Provide a single number: the count of lines containing the string "that".

* **Stored rows**
^^^^
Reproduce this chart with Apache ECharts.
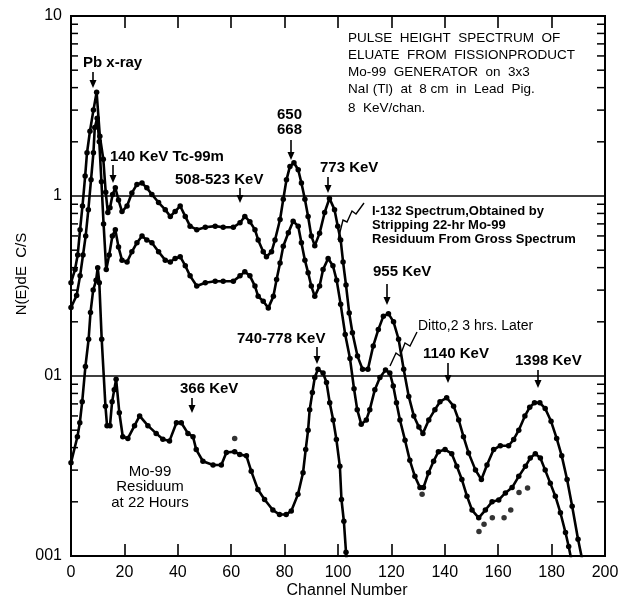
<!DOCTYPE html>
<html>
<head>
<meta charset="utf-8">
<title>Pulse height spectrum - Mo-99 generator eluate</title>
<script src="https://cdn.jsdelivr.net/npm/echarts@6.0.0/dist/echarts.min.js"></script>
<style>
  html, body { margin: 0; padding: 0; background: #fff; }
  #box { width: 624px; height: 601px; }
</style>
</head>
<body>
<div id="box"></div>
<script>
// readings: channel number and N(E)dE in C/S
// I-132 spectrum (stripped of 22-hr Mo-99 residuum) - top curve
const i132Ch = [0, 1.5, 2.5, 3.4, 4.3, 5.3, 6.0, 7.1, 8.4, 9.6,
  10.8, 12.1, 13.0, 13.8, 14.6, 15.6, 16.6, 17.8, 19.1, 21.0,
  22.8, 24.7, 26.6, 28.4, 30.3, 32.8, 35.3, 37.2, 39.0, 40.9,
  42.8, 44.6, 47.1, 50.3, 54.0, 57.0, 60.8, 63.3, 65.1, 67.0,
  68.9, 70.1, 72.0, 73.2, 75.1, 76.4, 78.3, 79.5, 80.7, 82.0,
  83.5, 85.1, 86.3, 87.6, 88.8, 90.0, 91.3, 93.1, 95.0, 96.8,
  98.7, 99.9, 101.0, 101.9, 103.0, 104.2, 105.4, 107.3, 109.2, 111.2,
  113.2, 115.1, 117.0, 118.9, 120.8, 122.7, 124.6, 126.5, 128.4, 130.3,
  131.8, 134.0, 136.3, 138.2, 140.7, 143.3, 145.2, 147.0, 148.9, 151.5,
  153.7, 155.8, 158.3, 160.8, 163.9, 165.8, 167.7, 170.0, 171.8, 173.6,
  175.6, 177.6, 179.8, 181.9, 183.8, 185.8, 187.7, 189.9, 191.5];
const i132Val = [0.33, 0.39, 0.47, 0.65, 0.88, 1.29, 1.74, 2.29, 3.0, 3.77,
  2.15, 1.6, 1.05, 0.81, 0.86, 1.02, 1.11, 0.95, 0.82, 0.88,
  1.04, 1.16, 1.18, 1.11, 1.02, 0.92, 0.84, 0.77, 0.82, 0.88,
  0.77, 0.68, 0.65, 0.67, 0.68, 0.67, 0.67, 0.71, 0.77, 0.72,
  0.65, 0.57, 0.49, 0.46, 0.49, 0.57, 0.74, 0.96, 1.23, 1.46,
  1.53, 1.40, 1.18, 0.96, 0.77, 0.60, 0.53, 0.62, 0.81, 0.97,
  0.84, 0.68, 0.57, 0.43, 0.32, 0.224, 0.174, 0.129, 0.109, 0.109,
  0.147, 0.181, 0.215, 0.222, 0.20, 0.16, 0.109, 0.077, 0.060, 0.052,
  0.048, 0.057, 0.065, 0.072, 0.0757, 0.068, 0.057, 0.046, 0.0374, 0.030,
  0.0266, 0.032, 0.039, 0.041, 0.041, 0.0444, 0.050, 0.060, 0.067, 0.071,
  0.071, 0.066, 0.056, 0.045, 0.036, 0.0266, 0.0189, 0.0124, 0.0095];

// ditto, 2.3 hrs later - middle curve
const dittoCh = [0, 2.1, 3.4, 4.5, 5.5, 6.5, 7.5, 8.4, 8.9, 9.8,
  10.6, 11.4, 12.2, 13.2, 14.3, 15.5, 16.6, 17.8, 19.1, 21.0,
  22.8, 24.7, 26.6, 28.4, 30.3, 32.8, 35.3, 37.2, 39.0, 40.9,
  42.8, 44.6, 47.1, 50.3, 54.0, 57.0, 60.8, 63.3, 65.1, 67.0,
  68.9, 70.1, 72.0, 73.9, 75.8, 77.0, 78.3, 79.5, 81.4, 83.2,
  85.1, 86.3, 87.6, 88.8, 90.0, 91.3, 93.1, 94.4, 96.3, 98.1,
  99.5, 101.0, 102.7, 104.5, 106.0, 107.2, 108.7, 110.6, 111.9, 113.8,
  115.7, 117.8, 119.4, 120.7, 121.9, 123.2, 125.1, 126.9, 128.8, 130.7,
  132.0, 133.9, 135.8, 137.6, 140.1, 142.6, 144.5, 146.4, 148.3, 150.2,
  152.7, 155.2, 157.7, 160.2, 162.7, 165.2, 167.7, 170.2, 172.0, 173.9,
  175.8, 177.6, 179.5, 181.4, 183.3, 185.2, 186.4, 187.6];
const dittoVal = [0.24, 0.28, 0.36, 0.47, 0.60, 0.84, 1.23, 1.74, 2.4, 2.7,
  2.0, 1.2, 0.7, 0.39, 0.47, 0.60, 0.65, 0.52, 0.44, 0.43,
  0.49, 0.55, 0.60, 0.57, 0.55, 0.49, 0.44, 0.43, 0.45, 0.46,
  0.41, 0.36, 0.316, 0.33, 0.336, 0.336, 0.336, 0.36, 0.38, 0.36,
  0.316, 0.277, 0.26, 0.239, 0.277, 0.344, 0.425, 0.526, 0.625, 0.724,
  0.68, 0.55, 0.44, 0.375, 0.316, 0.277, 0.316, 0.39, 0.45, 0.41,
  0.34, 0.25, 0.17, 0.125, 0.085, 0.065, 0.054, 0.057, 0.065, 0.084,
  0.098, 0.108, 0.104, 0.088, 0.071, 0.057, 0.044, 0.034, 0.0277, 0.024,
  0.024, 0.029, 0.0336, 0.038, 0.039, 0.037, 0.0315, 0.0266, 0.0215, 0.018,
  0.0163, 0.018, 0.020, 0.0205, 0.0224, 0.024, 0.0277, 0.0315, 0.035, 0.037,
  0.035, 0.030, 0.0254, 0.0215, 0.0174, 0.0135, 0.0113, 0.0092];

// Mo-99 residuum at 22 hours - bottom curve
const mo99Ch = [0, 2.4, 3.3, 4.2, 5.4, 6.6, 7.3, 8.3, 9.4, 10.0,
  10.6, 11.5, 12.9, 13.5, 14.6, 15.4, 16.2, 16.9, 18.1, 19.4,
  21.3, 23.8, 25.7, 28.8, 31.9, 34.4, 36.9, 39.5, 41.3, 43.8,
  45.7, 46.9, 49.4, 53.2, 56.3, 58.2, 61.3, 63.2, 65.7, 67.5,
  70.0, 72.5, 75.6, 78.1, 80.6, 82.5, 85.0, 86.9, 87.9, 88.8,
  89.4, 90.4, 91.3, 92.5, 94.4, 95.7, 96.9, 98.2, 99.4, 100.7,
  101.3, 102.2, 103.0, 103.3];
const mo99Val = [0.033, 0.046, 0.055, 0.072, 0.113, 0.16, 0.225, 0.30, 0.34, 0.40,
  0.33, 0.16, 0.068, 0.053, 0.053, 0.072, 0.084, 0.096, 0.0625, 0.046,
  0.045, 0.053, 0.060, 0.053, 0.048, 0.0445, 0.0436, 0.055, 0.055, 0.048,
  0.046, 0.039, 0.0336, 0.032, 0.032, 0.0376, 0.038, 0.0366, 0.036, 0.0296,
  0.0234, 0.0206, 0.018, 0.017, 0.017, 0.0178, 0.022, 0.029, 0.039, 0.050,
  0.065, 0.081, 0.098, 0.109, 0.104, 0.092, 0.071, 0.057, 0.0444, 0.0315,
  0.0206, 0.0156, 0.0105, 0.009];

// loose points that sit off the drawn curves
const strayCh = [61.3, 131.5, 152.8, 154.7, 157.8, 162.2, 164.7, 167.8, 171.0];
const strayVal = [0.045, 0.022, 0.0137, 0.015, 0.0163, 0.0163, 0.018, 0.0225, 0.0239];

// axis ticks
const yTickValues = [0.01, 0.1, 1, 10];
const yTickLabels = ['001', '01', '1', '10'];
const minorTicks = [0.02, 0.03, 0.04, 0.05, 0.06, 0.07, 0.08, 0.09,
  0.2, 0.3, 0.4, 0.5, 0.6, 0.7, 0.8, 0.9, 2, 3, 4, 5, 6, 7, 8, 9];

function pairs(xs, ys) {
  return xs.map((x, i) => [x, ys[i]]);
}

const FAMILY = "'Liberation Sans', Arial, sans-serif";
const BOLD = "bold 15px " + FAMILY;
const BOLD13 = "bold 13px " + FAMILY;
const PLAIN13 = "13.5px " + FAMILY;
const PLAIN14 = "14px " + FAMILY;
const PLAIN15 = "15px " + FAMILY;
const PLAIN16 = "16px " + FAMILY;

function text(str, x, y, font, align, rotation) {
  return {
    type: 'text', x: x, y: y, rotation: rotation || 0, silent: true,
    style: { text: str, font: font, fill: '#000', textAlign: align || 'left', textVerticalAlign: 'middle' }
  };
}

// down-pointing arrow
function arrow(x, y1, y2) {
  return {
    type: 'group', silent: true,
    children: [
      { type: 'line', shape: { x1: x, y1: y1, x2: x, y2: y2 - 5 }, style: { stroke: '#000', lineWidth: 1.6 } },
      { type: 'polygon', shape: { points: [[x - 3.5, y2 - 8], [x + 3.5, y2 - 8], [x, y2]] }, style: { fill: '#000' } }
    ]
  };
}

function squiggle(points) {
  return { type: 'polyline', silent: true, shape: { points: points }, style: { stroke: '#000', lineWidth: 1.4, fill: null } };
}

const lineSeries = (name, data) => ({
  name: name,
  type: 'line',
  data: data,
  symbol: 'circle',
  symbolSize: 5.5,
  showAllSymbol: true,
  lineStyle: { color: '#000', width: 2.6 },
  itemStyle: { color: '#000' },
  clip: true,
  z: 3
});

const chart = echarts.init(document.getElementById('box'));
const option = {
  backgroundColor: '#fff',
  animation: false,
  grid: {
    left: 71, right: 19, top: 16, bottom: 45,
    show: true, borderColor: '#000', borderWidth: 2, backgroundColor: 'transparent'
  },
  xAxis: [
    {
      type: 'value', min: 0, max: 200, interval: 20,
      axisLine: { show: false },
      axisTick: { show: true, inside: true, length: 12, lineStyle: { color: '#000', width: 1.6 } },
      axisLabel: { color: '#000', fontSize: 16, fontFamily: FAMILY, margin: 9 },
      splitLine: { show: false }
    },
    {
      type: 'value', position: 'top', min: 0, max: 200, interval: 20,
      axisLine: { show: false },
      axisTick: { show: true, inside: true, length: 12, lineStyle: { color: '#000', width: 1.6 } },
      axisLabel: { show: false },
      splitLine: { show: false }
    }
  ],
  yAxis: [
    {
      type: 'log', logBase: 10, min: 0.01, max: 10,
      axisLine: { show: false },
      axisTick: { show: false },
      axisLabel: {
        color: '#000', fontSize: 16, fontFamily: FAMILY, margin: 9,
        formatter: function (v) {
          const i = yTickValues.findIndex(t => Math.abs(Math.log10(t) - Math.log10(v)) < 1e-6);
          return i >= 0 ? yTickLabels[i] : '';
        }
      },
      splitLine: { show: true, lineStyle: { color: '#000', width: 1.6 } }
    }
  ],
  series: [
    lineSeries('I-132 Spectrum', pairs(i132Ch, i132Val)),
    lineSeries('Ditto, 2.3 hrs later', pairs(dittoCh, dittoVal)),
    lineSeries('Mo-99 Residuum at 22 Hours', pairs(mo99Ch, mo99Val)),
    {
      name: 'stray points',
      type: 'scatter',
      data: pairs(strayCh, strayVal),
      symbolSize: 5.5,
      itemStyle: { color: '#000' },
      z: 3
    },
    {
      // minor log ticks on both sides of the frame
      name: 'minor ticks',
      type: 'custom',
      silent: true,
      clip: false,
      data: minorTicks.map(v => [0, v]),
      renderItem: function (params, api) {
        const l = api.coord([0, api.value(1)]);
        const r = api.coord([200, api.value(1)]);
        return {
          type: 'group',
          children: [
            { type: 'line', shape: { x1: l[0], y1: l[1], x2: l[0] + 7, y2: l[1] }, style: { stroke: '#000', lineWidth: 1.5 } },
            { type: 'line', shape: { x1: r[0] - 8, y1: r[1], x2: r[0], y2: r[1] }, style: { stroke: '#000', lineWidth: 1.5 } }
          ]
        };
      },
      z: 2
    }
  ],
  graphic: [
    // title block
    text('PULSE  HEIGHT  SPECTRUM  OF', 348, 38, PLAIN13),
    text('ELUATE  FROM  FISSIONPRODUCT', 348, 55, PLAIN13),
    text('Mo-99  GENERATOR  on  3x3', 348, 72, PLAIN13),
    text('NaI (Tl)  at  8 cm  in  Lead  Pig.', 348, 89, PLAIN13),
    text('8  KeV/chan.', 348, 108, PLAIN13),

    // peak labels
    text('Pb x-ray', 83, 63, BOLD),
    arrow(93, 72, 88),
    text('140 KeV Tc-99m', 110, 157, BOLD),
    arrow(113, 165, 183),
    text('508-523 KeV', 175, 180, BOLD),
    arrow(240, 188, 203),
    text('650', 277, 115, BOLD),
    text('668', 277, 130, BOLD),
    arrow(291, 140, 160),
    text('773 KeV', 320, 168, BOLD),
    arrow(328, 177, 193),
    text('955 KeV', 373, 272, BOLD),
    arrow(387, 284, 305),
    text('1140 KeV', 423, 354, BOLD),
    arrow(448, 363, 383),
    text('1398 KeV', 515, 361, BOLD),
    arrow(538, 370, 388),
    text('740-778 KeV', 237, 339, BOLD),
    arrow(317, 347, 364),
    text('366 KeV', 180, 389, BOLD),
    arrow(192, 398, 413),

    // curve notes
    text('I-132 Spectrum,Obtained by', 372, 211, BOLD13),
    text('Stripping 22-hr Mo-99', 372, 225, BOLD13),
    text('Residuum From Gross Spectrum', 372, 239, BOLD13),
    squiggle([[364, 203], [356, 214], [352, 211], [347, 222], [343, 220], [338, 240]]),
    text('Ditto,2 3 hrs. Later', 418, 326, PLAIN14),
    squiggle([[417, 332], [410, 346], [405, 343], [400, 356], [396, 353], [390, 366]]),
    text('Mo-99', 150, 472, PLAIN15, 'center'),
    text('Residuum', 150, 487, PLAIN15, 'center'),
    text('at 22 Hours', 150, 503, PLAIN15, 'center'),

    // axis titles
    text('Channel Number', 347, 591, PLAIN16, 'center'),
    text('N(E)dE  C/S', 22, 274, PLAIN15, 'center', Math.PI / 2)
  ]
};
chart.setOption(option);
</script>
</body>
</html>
^^^^
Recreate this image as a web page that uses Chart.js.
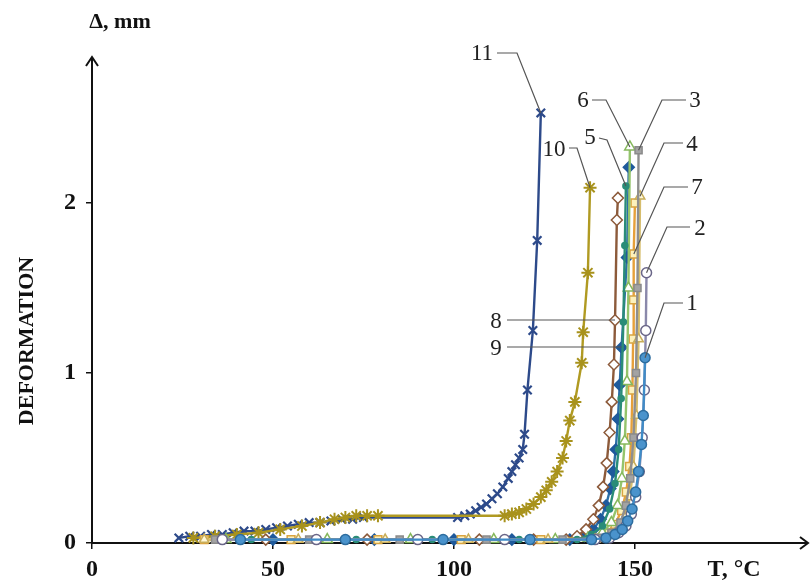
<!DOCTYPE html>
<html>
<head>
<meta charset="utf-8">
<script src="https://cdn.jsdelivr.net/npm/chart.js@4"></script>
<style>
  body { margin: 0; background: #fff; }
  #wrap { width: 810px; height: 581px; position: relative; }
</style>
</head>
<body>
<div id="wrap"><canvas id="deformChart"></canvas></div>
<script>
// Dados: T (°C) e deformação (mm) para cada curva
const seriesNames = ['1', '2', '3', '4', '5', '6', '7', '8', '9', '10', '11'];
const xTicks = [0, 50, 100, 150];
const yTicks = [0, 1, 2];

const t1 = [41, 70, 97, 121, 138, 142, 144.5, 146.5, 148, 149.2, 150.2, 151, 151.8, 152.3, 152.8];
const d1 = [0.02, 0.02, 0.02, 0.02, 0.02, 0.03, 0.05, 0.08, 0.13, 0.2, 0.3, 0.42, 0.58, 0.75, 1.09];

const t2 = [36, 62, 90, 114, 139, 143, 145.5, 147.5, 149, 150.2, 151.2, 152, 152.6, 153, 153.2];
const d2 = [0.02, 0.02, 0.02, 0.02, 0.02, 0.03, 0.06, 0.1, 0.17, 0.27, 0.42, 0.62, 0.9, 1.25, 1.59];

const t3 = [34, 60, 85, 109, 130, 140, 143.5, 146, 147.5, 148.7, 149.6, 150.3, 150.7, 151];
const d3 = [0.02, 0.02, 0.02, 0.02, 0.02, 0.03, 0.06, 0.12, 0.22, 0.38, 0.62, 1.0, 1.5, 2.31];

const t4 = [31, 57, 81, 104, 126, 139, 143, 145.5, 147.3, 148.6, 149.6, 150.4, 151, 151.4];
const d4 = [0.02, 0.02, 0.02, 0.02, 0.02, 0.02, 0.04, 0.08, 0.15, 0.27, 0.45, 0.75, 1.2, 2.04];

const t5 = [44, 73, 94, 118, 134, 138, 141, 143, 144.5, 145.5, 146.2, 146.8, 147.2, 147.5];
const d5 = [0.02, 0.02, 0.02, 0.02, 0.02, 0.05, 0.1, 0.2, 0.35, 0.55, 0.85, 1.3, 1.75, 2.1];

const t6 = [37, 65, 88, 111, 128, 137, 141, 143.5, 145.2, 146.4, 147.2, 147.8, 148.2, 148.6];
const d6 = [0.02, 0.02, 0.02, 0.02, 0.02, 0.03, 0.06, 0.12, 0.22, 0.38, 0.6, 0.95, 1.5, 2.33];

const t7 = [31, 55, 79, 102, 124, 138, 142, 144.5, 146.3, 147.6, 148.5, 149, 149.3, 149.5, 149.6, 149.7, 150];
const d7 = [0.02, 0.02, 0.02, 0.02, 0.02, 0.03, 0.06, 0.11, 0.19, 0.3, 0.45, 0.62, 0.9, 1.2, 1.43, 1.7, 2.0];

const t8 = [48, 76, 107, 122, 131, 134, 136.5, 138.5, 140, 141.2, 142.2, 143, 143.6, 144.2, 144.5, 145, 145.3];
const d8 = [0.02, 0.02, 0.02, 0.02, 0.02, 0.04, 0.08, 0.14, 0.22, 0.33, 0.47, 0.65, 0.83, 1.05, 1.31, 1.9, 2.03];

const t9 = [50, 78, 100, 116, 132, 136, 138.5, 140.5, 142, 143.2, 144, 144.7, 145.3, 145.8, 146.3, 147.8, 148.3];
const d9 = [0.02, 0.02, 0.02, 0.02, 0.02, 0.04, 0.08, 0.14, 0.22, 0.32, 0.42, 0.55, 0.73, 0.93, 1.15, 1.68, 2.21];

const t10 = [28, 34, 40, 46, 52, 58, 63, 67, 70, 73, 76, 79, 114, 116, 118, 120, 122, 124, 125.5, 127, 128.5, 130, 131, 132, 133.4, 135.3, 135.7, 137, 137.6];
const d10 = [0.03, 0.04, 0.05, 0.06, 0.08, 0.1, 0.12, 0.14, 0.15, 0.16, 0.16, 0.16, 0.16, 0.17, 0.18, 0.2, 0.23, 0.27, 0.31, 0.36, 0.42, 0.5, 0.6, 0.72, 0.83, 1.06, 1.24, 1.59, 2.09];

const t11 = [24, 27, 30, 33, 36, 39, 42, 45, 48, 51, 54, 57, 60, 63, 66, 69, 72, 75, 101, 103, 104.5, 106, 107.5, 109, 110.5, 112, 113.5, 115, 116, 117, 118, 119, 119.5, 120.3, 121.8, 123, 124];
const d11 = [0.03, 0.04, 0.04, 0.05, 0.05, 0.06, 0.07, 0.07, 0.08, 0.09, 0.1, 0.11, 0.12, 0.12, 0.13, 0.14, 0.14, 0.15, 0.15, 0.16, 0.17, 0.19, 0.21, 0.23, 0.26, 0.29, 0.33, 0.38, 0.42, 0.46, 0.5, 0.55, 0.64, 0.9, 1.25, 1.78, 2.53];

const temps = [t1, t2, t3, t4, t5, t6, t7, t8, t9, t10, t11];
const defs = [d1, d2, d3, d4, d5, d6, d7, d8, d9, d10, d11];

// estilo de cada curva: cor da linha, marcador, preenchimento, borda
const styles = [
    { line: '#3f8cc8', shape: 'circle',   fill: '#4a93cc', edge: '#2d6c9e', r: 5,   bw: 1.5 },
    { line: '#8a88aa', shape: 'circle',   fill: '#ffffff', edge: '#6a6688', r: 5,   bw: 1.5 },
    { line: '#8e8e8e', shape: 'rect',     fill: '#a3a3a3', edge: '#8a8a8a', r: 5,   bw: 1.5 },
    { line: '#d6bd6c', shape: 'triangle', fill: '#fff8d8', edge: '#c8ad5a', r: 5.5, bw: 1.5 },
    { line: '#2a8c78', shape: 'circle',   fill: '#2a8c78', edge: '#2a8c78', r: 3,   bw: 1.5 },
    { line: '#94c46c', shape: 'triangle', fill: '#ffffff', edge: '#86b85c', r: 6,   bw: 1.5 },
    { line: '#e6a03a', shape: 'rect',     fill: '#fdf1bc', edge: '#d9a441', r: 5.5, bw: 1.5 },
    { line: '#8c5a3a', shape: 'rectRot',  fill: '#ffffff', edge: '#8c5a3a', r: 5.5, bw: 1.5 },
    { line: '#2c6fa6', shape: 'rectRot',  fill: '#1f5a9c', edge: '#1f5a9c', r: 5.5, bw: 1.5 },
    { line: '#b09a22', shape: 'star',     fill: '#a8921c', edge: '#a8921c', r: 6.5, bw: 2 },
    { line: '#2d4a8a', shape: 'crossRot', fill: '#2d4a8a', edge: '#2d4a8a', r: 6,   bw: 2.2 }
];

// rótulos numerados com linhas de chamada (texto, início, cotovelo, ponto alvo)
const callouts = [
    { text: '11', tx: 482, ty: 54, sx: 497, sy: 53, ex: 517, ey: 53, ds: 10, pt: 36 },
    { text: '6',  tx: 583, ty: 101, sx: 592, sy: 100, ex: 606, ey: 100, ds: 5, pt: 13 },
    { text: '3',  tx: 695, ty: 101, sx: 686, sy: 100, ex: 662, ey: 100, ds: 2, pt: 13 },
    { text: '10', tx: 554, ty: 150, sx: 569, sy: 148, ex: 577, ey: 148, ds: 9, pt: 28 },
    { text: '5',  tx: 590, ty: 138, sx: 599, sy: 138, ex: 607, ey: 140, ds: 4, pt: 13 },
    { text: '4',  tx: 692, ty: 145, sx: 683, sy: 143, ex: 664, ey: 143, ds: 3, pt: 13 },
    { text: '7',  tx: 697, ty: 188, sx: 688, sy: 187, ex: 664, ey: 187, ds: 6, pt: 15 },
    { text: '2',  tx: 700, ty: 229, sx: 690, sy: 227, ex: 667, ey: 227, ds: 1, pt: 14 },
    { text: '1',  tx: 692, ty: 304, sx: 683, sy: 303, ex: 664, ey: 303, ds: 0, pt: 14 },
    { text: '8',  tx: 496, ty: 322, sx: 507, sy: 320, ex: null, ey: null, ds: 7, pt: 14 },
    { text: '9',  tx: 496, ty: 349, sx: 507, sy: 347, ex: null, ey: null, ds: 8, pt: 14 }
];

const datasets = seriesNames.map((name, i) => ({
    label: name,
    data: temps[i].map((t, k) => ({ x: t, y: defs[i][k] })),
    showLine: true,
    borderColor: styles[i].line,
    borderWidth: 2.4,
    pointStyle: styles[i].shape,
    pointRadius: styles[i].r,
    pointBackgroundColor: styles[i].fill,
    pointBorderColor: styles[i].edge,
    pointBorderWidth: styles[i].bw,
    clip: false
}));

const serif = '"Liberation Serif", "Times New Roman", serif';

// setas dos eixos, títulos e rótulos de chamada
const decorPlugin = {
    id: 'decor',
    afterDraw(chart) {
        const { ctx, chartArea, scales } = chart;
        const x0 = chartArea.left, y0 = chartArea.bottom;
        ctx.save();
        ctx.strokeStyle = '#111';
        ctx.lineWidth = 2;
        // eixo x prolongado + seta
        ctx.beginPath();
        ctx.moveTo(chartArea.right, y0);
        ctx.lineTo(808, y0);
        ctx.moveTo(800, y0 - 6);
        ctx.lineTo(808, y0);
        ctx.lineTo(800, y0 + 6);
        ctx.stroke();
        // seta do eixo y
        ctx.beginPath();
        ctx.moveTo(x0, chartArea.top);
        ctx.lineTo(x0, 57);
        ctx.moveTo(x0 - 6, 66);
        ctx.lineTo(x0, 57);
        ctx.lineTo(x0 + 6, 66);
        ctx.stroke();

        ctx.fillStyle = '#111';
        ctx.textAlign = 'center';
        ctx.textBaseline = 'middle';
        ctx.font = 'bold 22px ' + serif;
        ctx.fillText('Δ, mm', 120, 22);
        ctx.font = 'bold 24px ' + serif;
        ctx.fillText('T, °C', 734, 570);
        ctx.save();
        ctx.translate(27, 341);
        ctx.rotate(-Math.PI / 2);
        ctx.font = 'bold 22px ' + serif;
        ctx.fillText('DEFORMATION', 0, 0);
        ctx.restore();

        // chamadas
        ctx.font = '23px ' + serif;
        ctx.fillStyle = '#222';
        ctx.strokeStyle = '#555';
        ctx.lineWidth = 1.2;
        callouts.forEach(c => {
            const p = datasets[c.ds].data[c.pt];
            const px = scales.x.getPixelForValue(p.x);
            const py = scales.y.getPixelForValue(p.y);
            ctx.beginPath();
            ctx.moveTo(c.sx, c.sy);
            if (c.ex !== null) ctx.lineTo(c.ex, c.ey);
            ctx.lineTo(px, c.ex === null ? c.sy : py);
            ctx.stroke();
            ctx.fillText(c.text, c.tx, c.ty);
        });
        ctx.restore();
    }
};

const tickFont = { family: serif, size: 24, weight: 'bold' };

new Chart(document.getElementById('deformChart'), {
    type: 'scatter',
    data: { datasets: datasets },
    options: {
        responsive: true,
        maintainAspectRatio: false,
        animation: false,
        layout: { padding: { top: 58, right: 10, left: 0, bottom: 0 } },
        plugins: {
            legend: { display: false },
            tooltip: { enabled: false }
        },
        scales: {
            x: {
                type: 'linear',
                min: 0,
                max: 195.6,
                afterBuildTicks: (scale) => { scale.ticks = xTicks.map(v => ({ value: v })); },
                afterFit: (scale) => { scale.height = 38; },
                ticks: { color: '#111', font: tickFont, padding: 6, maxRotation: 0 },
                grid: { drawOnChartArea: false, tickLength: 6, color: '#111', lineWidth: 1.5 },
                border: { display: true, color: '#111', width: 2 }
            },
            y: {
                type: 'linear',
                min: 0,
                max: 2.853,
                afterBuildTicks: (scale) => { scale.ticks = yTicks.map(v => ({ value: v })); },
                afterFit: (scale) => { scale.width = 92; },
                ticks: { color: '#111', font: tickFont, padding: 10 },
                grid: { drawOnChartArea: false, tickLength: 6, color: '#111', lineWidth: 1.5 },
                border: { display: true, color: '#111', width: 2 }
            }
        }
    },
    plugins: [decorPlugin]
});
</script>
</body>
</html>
^^^^
* **Task output**
2